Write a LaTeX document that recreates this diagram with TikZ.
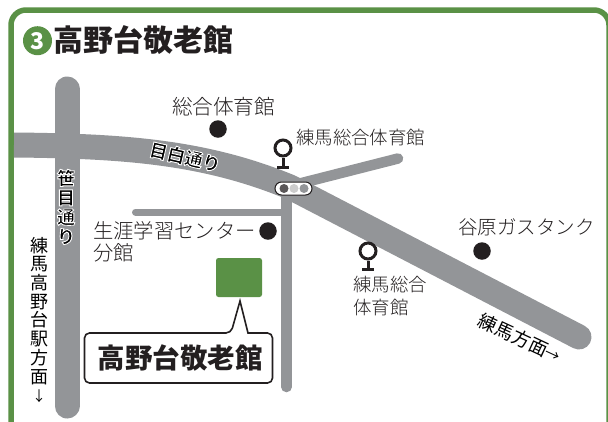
\documentclass[tikz,border=0pt]{standalone}
\usepackage{fontspec}
\setmainfont{Noto Sans CJK JP}[BoldFont={Noto Sans CJK JP Bold}]
\newfontfamily\cjklight{Noto Sans CJK JP Light}
\newfontfamily\cjkmedium{Noto Sans CJK JP Medium}
\newfontfamily\cjkblack{Noto Sans CJK JP Black}
\definecolor{framegreen}{HTML}{5A9146}
\definecolor{roadgray}{HTML}{939598}
\definecolor{inkblack}{HTML}{231F20}
\newcommand{\fsz}[2]{\fontsize{#1}{#2}\selectfont}
\newcommand{\halotext}[1]{\special{pdf:code q 2 Tr 0.9 w 1 1 1 RG}#1\special{pdf:code Q}}
\tikzset{
  road/.style={draw=roadgray,line cap=round,line join=round},
  landmark/.style={circle,fill=inkblack,minimum size=17.5pt,inner sep=0pt},
  lbl/.style={inner sep=0pt,text=inkblack,font=\cjklight\fsz{20.3}{22},anchor=west},
  lblsmall/.style={lbl,font=\cjklight\fsz{18.4}{22}},
  roadname/.style={inner sep=0pt,text=black,font=\cjkblack\fsz{18}{19.5}},
  signaldot/.style={circle,minimum size=9pt,inner sep=0pt},
  pinring/.style={circle,draw=inkblack,fill=white,line width=3pt,minimum size=16pt,inner sep=0pt},
  pinstem/.style={draw=inkblack,line width=3pt},
}
\begin{document}
\begin{tikzpicture}[x=1pt,y=-1pt]
\useasboundingbox (0,0) rectangle (608,421);
\begin{scope}
\clip (0,0) rectangle (608,421);
\fill[white] (0,0) rectangle (608,421);
\draw[framegreen,line width=5.5pt,rounded corners=15pt] (11,426) -- (11,10) -- (609,10) -- (609,426);
\end{scope}
% roads
\draw[road,line width=25pt,line cap=butt] (14,145) .. controls (125,146) and (205,152) .. (290,187);
\draw[road,line width=25pt] (290,187) -- (579,337);
\draw[road,line width=25pt] (67,89) -- (67,406);
\draw[road,line width=10.5pt] (286,187) -- (398,158.5);
\draw[road,line width=10.5pt] (286.5,187) -- (286.5,387);
\draw[road,line width=7pt] (135.5,212) -- (286.5,212);
% title
\node[circle,fill=framegreen,minimum size=29pt,inner sep=0pt,text=white,font=\cjkblack\fsz{23}{23}] (num) at (37.5,40.7) {3};
\node[inner sep=0pt,anchor=west,font=\cjkblack\fsz{30}{30},text=inkblack] (title) at (53,40) {高野台敬老館};
% landmarks
\node[landmark] (d1) at (218,129) {};
\node[landmark] (d2) at (268,231) {};
\node[landmark] (d3) at (482,251) {};
\node[lbl,anchor=center,font=\cjklight\fsz{20.6}{22}] (t1) at (223.5,107) {総合体育館};
\node[lblsmall] (t2) at (296,138) {練馬総合体育館};
\node[lbl] (t3) at (93,231) {生涯学習センター};
\node[lbl] (t3b) at (93,253) {分館};
\node[lbl,font=\cjklight\fsz{19.5}{22}] (t4) at (458,227) {谷原ガスタンク};
\node[lblsmall] (t5) at (353,285) {練馬総合};
\node[lblsmall] (t5b) at (353,307) {体育館};
% pins
\node[pinring] (p1) at (283,148) {};
\coordinate (p1b) at (283,167);
\draw[pinstem] (p1) -- (p1b);
\draw[pinstem] (277,167) -- (289,167);
\node[pinring] (p2) at (368,251) {};
\coordinate (p2b) at (368,269);
\draw[pinstem] (p2) -- (p2b);
\draw[pinstem] (362,269) -- (374,269);
% signal
\node[draw=inkblack,fill=white,line width=1pt,rounded corners=6.5pt,minimum width=37pt,minimum height=13pt,inner sep=0pt] (sig) at (293.5,188.5) {};
\node[signaldot,fill=inkblack!75] (s1) at (284,188.5) {};
\node[signaldot,fill=black!20] (s2) at (294,188.5) {};
\node[signaldot,fill=roadgray] (s3) at (304,188.5) {};
% road names
\node[roadname,rotate=-13] (r1) at (185,157) {\halotext{目白通り}};
\node[roadname,align=center] (r2) at (66,207) {\halotext{笹}\\\halotext{目}\\\halotext{通}\\\halotext{り}};
\node[inner sep=0pt,align=center,text=black,font=\fsz{18}{18.7}] (r3) at (39,320) {練\\馬\\高\\野\\台\\駅\\方\\面\\{\fsz{14}{18.7}↓}};
\node[inner sep=0pt,rotate=-25,text=black,font=\fsz{18.5}{18}] (r4) at (520,338) {練馬方面{\fsz{15}{18}→}};
% target
\node[rectangle,rounded corners=2.5pt,fill=framegreen,minimum width=46pt,minimum height=39pt,inner sep=0pt] (home) at (239,277.5) {};
\draw[draw=inkblack,fill=white,line width=1.6pt] (231,333) [sharp corners] -- (240,301) -- (248,333) [rounded corners=5pt] -- (272.5,333) -- (272.5,383) -- (84.5,383) -- (84.5,333) -- cycle;
\node[inner sep=0pt,font=\cjkblack\fsz{27.5}{28},text=inkblack] (cap) at (180,358) {高野台敬老館};
\end{tikzpicture}
\end{document}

* **Written request**
Your copy of the data above should match it exactly, except that pictures are left out.

* **Task result**
Write a LaTeX document that recreates this diagram with TikZ.
\documentclass[tikz,border=0pt]{standalone}
\usepackage{fontspec}
\setmainfont{Noto Sans CJK JP}[BoldFont={Noto Sans CJK JP Bold}]
\newfontfamily\cjklight{Noto Sans CJK JP Light}
\newfontfamily\cjkmedium{Noto Sans CJK JP Medium}
\newfontfamily\cjkblack{Noto Sans CJK JP Black}
\definecolor{framegreen}{HTML}{5A9146}
\definecolor{roadgray}{HTML}{939598}
\definecolor{inkblack}{HTML}{231F20}
\newcommand{\fsz}[2]{\fontsize{#1}{#2}\selectfont}
\newcommand{\halotext}[1]{\special{pdf:code q 2 Tr 0.9 w 1 1 1 RG}#1\special{pdf:code Q}}
\tikzset{
  road/.style={draw=roadgray,line cap=round,line join=round},
  landmark/.style={circle,fill=inkblack,minimum size=17.5pt,inner sep=0pt},
  lbl/.style={inner sep=0pt,text=inkblack,font=\cjklight\fsz{20.3}{22},anchor=west},
  lblsmall/.style={lbl,font=\cjklight\fsz{18.4}{22}},
  roadname/.style={inner sep=0pt,text=black,font=\cjkblack\fsz{18}{19.5}},
  signaldot/.style={circle,minimum size=9pt,inner sep=0pt},
  pinring/.style={circle,draw=inkblack,fill=white,line width=3pt,minimum size=16pt,inner sep=0pt},
  pinstem/.style={draw=inkblack,line width=3pt},
}
\begin{document}
\begin{tikzpicture}[x=1pt,y=-1pt]
\useasboundingbox (0,0) rectangle (608,421);
\begin{scope}
\clip (0,0) rectangle (608,421);
\fill[white] (0,0) rectangle (608,421);
\draw[framegreen,line width=5.5pt,rounded corners=15pt] (11,426) -- (11,10) -- (609,10) -- (609,426);
\end{scope}
% roads
\draw[road,line width=25pt,line cap=butt] (14,145) .. controls (125,146) and (205,152) .. (290,187);
\draw[road,line width=25pt] (290,187) -- (579,337);
\draw[road,line width=25pt] (67,89) -- (67,406);
\draw[road,line width=10.5pt] (286,187) -- (398,158.5);
\draw[road,line width=10.5pt] (286.5,187) -- (286.5,387);
\draw[road,line width=7pt] (135.5,212) -- (286.5,212);
% title
\node[circle,fill=framegreen,minimum size=29pt,inner sep=0pt,text=white,font=\cjkblack\fsz{23}{23}] (num) at (37.5,40.7) {3};
\node[inner sep=0pt,anchor=west,font=\cjkblack\fsz{30}{30},text=inkblack] (title) at (53,40) {高野台敬老館};
% landmarks
\node[landmark] (d1) at (218,129) {};
\node[landmark] (d2) at (268,231) {};
\node[landmark] (d3) at (482,251) {};
\node[lbl,anchor=center,font=\cjklight\fsz{20.6}{22}] (t1) at (223.5,107) {総合体育館};
\node[lblsmall] (t2) at (296,138) {練馬総合体育館};
\node[lbl] (t3) at (93,231) {生涯学習センター};
\node[lbl] (t3b) at (93,253) {分館};
\node[lbl,font=\cjklight\fsz{19.5}{22}] (t4) at (458,227) {谷原ガスタンク};
\node[lblsmall] (t5) at (353,285) {練馬総合};
\node[lblsmall] (t5b) at (353,307) {体育館};
% pins
\node[pinring] (p1) at (283,148) {};
\coordinate (p1b) at (283,167);
\draw[pinstem] (p1) -- (p1b);
\draw[pinstem] (277,167) -- (289,167);
\node[pinring] (p2) at (368,251) {};
\coordinate (p2b) at (368,269);
\draw[pinstem] (p2) -- (p2b);
\draw[pinstem] (362,269) -- (374,269);
% signal
\node[draw=inkblack,fill=white,line width=1pt,rounded corners=6.5pt,minimum width=37pt,minimum height=13pt,inner sep=0pt] (sig) at (293.5,188.5) {};
\node[signaldot,fill=inkblack!75] (s1) at (284,188.5) {};
\node[signaldot,fill=black!20] (s2) at (294,188.5) {};
\node[signaldot,fill=roadgray] (s3) at (304,188.5) {};
% road names
\node[roadname,rotate=-13] (r1) at (185,157) {\halotext{目白通り}};
\node[roadname,align=center] (r2) at (66,207) {\halotext{笹}\\\halotext{目}\\\halotext{通}\\\halotext{り}};
\node[inner sep=0pt,align=center,text=black,font=\fsz{18}{18.7}] (r3) at (39,320) {練\\馬\\高\\野\\台\\駅\\方\\面\\{\fsz{14}{18.7}↓}};
\node[inner sep=0pt,rotate=-25,text=black,font=\fsz{18.5}{18}] (r4) at (520,338) {練馬方面{\fsz{15}{18}→}};
% target
\node[rectangle,rounded corners=2.5pt,fill=framegreen,minimum width=46pt,minimum height=39pt,inner sep=0pt] (home) at (239,277.5) {};
\draw[draw=inkblack,fill=white,line width=1.6pt] (231,333) [sharp corners] -- (240,301) -- (248,333) [rounded corners=5pt] -- (272.5,333) -- (272.5,383) -- (84.5,383) -- (84.5,333) -- cycle;
\node[inner sep=0pt,font=\cjkblack\fsz{27.5}{28},text=inkblack] (cap) at (180,358) {高野台敬老館};
\end{tikzpicture}
\end{document}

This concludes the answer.